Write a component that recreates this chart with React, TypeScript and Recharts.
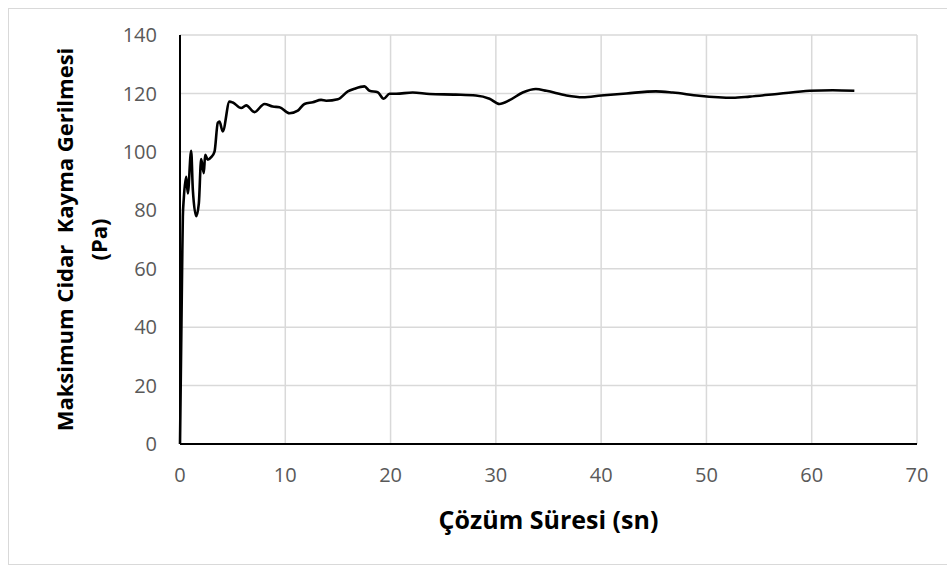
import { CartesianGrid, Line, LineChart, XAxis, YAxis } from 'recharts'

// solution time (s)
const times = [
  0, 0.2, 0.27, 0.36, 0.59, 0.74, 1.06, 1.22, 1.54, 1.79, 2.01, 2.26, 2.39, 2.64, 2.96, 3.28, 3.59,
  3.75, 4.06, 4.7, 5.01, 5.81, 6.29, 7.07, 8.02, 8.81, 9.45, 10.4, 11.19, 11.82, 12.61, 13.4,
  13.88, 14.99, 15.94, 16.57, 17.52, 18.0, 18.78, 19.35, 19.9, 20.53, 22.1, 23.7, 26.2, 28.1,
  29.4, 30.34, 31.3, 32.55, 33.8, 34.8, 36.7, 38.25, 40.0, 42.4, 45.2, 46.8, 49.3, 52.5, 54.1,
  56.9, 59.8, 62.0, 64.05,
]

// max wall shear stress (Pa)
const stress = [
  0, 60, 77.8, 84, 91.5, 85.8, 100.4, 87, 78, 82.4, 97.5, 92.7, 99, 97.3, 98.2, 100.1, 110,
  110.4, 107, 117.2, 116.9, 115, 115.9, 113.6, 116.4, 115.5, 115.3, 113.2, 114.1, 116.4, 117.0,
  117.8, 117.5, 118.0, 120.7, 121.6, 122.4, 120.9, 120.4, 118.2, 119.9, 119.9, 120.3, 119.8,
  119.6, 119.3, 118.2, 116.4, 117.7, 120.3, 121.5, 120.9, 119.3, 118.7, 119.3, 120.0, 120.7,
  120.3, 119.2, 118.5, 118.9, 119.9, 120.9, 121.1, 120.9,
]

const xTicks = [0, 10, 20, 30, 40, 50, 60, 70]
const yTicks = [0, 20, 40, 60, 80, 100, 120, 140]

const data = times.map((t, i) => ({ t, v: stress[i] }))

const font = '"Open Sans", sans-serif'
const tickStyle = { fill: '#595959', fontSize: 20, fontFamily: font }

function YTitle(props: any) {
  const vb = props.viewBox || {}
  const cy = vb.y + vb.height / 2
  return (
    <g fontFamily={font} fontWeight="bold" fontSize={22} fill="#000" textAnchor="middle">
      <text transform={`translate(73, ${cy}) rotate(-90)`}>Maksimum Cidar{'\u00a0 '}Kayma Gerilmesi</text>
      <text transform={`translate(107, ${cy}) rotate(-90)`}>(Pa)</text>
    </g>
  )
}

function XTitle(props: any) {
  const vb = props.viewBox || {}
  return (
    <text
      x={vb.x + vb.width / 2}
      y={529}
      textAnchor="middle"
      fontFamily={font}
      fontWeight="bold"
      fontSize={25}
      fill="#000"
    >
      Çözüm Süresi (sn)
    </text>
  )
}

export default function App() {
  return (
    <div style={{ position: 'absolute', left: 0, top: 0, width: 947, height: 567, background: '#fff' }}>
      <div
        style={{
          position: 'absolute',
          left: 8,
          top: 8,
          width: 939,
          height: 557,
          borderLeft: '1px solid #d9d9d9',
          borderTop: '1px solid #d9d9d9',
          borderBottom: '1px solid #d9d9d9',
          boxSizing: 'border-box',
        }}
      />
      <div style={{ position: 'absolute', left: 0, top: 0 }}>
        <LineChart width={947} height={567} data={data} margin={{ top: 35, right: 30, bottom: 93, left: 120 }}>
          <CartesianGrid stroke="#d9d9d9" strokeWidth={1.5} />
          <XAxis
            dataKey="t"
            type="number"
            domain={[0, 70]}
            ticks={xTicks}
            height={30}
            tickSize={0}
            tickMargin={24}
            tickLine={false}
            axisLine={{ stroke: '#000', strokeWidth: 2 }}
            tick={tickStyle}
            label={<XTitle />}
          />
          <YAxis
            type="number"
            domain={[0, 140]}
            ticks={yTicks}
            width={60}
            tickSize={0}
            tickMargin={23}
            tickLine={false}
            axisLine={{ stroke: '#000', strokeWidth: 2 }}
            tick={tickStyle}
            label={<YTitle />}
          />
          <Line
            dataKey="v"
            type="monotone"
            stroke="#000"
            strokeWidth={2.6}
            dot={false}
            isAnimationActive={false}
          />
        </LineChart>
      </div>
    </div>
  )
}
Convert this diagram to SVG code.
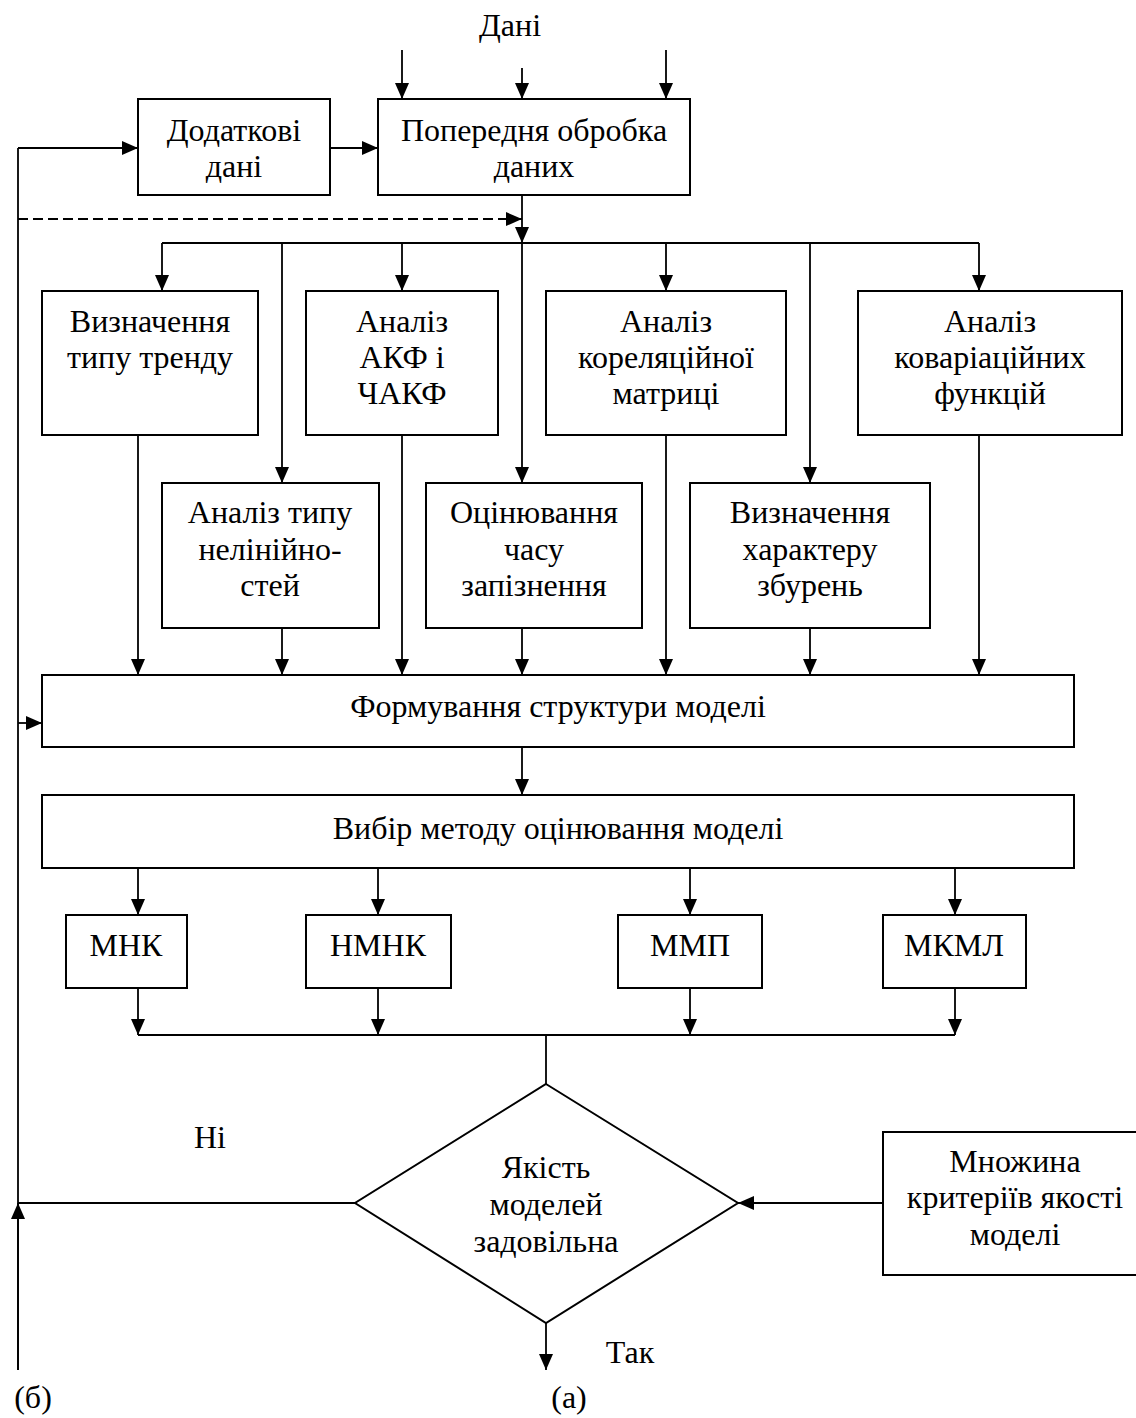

○ ○ ○

**Task statement:** In the records above, find the line containing "LineChart, XAxis, YAxis" and output every line from the first through that one, exactly, omitting pictures.

**Complete output:**
Write a component that recreates this chart with React, TypeScript and Recharts.
import { CartesianGrid, Line, LineChart, XAxis, YAxis } from 'recharts'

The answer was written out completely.